By Katrine Calder
Last October one of my good friends committed suicide unexpectedly. She was a vet who was struggling with her mental health and had been working with Vetlife, a charity who work with vets who struggle in this area, particularly with suicidal thoughts. In response to her death an ethical clothing company Smith and Webb released a jumper with the words “Be Kind” on it. With £5 from every sale going to the Vetlife charity. It has taken until last month for me to be able to buy and wear this jumper.
This has been my first experience of grief. I have been very fortunate to not have lost any family. Still having all my grandparents. But God is good. It was a Sunday morning when I received the news and one of my immediate instincts was a desire to be in church. We didn’t go to Stonehaven but to the evening service to give me some time to get myself together. What a ridiculous thought. To feel too broken to expose yourself to your church family and a desire to hide your pain. But I wanted to be before my God who loves us, who ultimately loved my friend more than I did and who knows my pain.
The first time I wore the jumper a friend and I were getting on a plane. We were the last people on the delayed flight and my friend and the flight attendant began to have a slightly tense discussion. We were standing in the middle of the aisle with everyone looking at us. And my immediate thought was “stop this, I am wearing my ‘Be Kind’ jumper and we are creating a scene.” I tried to ease the situation, smiled lots and was kind. But it did challenge me. As Christians are we not always meant to be salt and light? But as I was physically labelled, I felt convicted. Had I not been wearing the jumper I most likely would have slid awkwardly into my seat. Then probably had a moan to my friend about the ridiculous situation. It is definitely not the best jumper to wear if you’re going to complain at a restaurant!
I have been shocked by how often I think of my friend significantly every day. But in my grief I keep giving it to Him. Keep trusting that He is in control and He is good. And it has made me aware and empathetic of those going through so much worse than this.

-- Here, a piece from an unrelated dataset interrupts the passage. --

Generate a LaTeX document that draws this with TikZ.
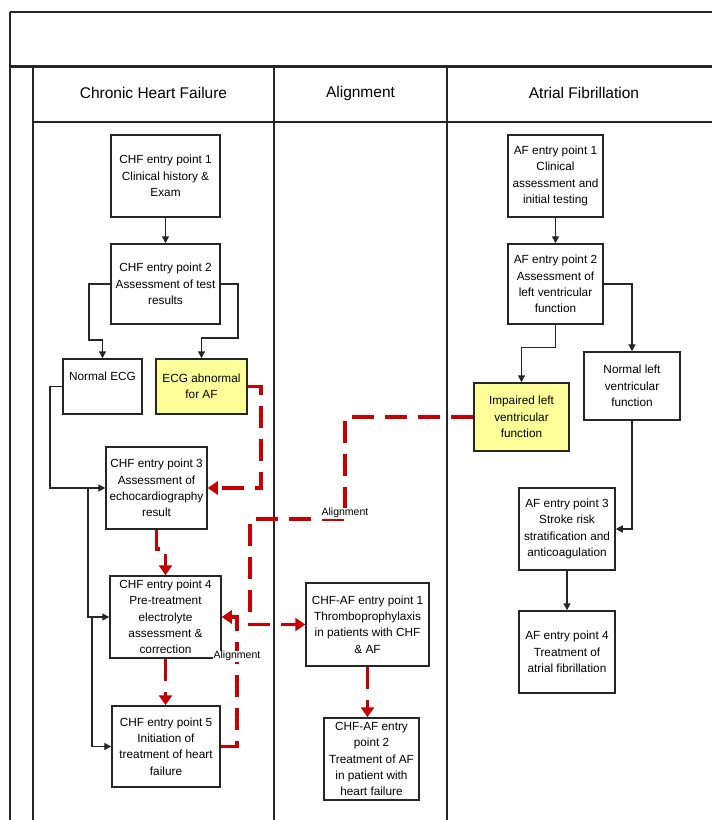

It is so hard in situations that we don’t understand. Why did that happen God? In a broken world how can God use this for his good? For his glory? Romans 8:28 says: “We know that in all things God works for the good of those that love him”. This was a verse I struggled with in the past. Not really believing it to be true. But a few years ago, God showed me how he absolutely can use bad situations for his glory, with even worse situations than this. God’s desire obviously was not for this to happen. I have submitted it to Him, sought Him and asked Him to use it. I think that has been key, saying “God I am broken, I don’t understand, but use this, teach me.” I have had conversations with friends about my faith. Even my ability to deal with grief “better” than friends has led them to ask ‘why?’ and given me an opportunity to point to God; to be honest about how He is healing my pain, how I trust He is in control. I trust Him with what I can’t understanding, and leave it at his feet.
Being kind is hard. When frustrated at work or in a rush or tired I find it particularly hard. I am naturally selfish. But I want to be light. I want to reflect God to those around me and it is something we can practice to get better at. I work on call as a vet and some people do phone at silly times in the night with silly questions. But I try and say to myself – be kind, they are just worried, have compassion. In little daily interactions with people at supermarket checkouts we can be kind. Ask them about their day, try to make their day better. Kindness is one of the fruits of the spirit, although for some reason I tend to think of kindness as one of the less important ones. Patience is definitely something I struggle with and desire more. Kindness is something I have been practising.
If from all of this, through discipline and God’s grace, I can become kinder, then truly God has used this for his glory.
Katrine and her husband Scott attend the Stonehaven site. Katrine is a vet who has specialised in orthopaedic surgery. She has a very hyper Cocker Spaniel called River. She is a foodie, something being married to a chef has cultivated. In church her passion is for the prophetic and building healthy marriages.